Actions performed by schedule( ) to make the process switch

检测可执行队列(runqueue)中可运行进程数，并根据所剩进程数进行负载均衡运算:
schedule( ) checks the number of runnable processes left in the runqueue.
    If no runnable process exists, the function invokes idle_balance( ) to move some runnable process from another runqueue to the local runqueue; idle_balance( ) is similar to load_balance( )
    如果运行队列中没有可运行的进程存在，schedule()就调用idle_balance()，从另外一个运行队列迁移一些可运行进程到本地运行队列中， idle_balance( )与load_balance( )类似
    如果idle_balance( )没有成功地把进程迁移到本地运行队列中，schedule( )就调用wake_sleeping_dependent( )重新调度空闲CPU（即每个运行swapper进程的CPU）中的可运行进程。就象前面讨论 dependent_sleeper( ) 函数时所说明的，通常在内核支持超线程技术的时候可能会出现这种情况。然而，在单处理机系统中，或者当把进程迁移到本地运行队列的种种努力都失败的情况下，函数就选择swapper进程作为next进程并继续进行下一步骤。
    If there are some runnable processes, the function invokes the dependent_sleeper( ) function. In most cases, this function immediately returns zero.
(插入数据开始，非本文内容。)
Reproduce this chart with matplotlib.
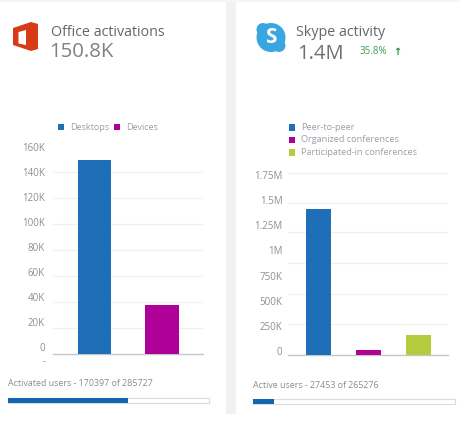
import matplotlib
matplotlib.use("Agg")
import matplotlib.pyplot as plt
from matplotlib.patches import Polygon, Circle, Rectangle

plt.rcParams['font.family'] = ['Open Sans', 'DejaVu Sans']

# --- data ---
office_categories = ["Desktops", "Devices"]
office_values = [149400, 33000]
office_ticks = [0, 20000, 40000, 60000, 80000, 100000, 120000, 140000, 160000]
office_labels = ["0", "20K", "40K", "60K", "80K", "100K", "120K", "140K", "160K"]
office_grid = [-5600, 15100, 35800, 56600, 77300, 98000, 118700, 139500, 160000]
office_total, office_active = 285727, 170397

skype_categories = ["Peer-to-peer", "Organized conferences", "Participated-in conferences"]
skype_values = [1410000, 10000, 158000]
skype_ticks = [0, 250000, 500000, 750000, 1000000, 1250000, 1500000, 1750000]
skype_labels = ["0", "250K", "500K", "750K", "1M", "1.25M", "1.5M", "1.75M"]
skype_grid = [-40000, 267000, 563000, 871000, 1178000, 1475000, 1772000]
skype_total, skype_active = 265276, 27453

BLUE, MAGENTA, GREEN = "#1f6fb8", "#b0009a", "#b5cc3e"
TXT, TICK = "#7a7a7a", "#8f8f8f"
W, H = 460, 423
fig = plt.figure(figsize=(W / 100, H / 100), dpi=100, facecolor="white")

def px_axes(x0, y0, x1, y1, **kw):
    return fig.add_axes([x0 / W, 1 - y1 / H, (x1 - x0) / W, (y1 - y0) / H], **kw)

# page overlay in pixel coordinates (gutter, icons, headings, legends)
bg = px_axes(0, 0, W, H, zorder=0)
bg.set_xlim(0, W); bg.set_ylim(H, 0); bg.axis("off")
bg.add_patch(Rectangle((226, 0), 10, 414, fc="#f1f1f1", ec="none"))
bg.add_patch(Rectangle((0, 0), W, 2, fc="#f6f6f6", ec="none"))

# Office icon
bg.add_patch(Polygon([(13, 28), (31, 22), (38, 24), (38, 49), (31, 51), (13, 45)], fc="#d83b17", ec="none"))
bg.add_patch(Polygon([(18.5, 32), (26, 30), (26, 45), (18.5, 43.5)], fc="white", ec="none"))
# Skype icon
bg.add_patch(Circle((271, 37.5), 14.5, fc="#38a6e0", ec="none"))
bg.add_patch(Circle((263, 29.5), 6.5, fc="#38a6e0", ec="none"))
bg.add_patch(Circle((279, 45.5), 6.5, fc="#38a6e0", ec="none"))
bg.text(271, 37.5, "S", color="white", fontsize=15, fontweight="bold", ha="center", va="center")

bg.text(51, 32, "Office activations", color="#666666", fontsize=10.3, va="center")
bg.text(49, 52, "150.8K", color="#808080", fontsize=14.7, va="center")
bg.text(296, 32, "Skype activity", color="#666666", fontsize=10.3, va="center")
bg.text(297, 54, "1.4M", color="#707070", fontsize=14.5, va="center")
bg.text(360, 52, "35.8%", color="#3c9a50", fontsize=7, va="center")
bg.text(397, 52, "\u2191", color="#2f8a45", fontsize=7, va="center", ha="center", fontweight="bold",
        family="DejaVu Sans")

# legends
for (x, tx, c, t) in [(58, 70, BLUE, office_categories[0]), (114, 126.5, MAGENTA, office_categories[1])]:
    bg.add_patch(Rectangle((x, 123.7), 6.5, 6.5, fc=c, ec="none"))
    bg.text(tx, 127, t, color="#9aa0a8", fontsize=6.5, va="center")
for (y, c, t) in zip([127.3, 140, 152.3], [BLUE, MAGENTA, GREEN], skype_categories):
    bg.add_patch(Rectangle((289, y - 3.2), 6.5, 6.5, fc=c, ec="none"))
    bg.text(301, y, t, color="#9aa0a8", fontsize=6.6, va="center")

def chart(box, values, colors, xs, xlim, ticks, labels, grid, ylim, pad):
    ax = px_axes(*box, zorder=2)
    ax.patch.set_alpha(0)
    base = ylim[0]
    ax.bar(xs, [v - base for v in values], bottom=base, width=1, color=colors, zorder=3)
    ax.set_xlim(*xlim); ax.set_ylim(*ylim)
    ax.set_xticks([])
    ax.set_yticks(ticks, labels, color=TICK, fontsize=7)
    ax.set_yticks(grid, minor=True)
    ax.grid(True, which="minor", axis="y", color="#eef0f2", lw=0.9, zorder=0)
    ax.tick_params(axis="y", which="both", length=0, pad=pad)
    for s in ("top", "left", "right"):
        ax.spines[s].set_visible(False)
    ax.spines["bottom"].set_color("#c4c6c8")
    ax.spines["bottom"].set_linewidth(1)
    return ax

# Office: labels and gridlines run on slightly different spacing in the source
ax1 = chart((53, 146.7, 203, 353.7), office_values, [BLUE, MAGENTA], [0, 2],
            (-1.23, 3.21), office_ticks, office_labels, office_grid, (-5600, 160000), 5.8)
ax1.text(-0.05, -0.012, "-", transform=ax1.transAxes, color=TICK, fontsize=7, ha="right", va="top")

ax2 = chart((288, 172.7, 448, 355), skype_values, [BLUE, MAGENTA, GREEN], [0, 2, 4],
            (-1.2, 5.2), skype_ticks, skype_labels, skype_grid, (-40000, 1772000), 4)

# footers and progress bars
bg.text(8, 384, f"Activated users - {office_active} of {office_total}", color="#8c8c8c", fontsize=6.4, va="center")
bg.text(253, 385.5, f"Active users - {skype_active} of {skype_total}", color="#8c8c8c", fontsize=6.4, va="center")

def progress(box, active, total):
    ax = px_axes(*box, zorder=2)
    ax.barh([0], [active], height=1, color="#1265ae", zorder=3)
    ax.set_xlim(0, total); ax.set_ylim(-0.5, 0.5)
    ax.set_xticks([]); ax.set_yticks([])
    for s in ax.spines.values():
        s.set_color("#d8dcdc"); s.set_linewidth(0.8)

progress((8, 397.7, 209, 403), office_active, office_total)
progress((253, 398.7, 455, 404), skype_active, skype_total)

fig.savefig("out.png", dpi=100)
|-------------------------------------------------|
|   if (unlikely(!rq->nr_running)) {              |
|go_idle:                                         |
|       idle_balance(cpu, rq);                    |
|       if (!rq->nr_running) {                    |
|           next = rq->idle;                      |
|           rq->expired_timestamp = 0;            |
|           wake_sleeping_dependent(cpu, rq);     |
|           if (!rq->nr_running)                  |
|               goto switch_tasks;                |
|       }                                         |
|-------------------------------------------------|
|   } else {                                      |
|       if (dependent_sleeper(cpu, rq)) {         |
|           next = rq->idle;                      |
|           goto switch_tasks;                    |
|       }                                         |
|       if (unlikely(!rq->nr_running))            |
|           goto go_idle;                         |
|   }                                             |
|-------------------------------------------------|

如果可运行队列的活跃队列中(runqueue.active)已经没有活跃进程；则交换活跃队列(active)和过期队列(expired)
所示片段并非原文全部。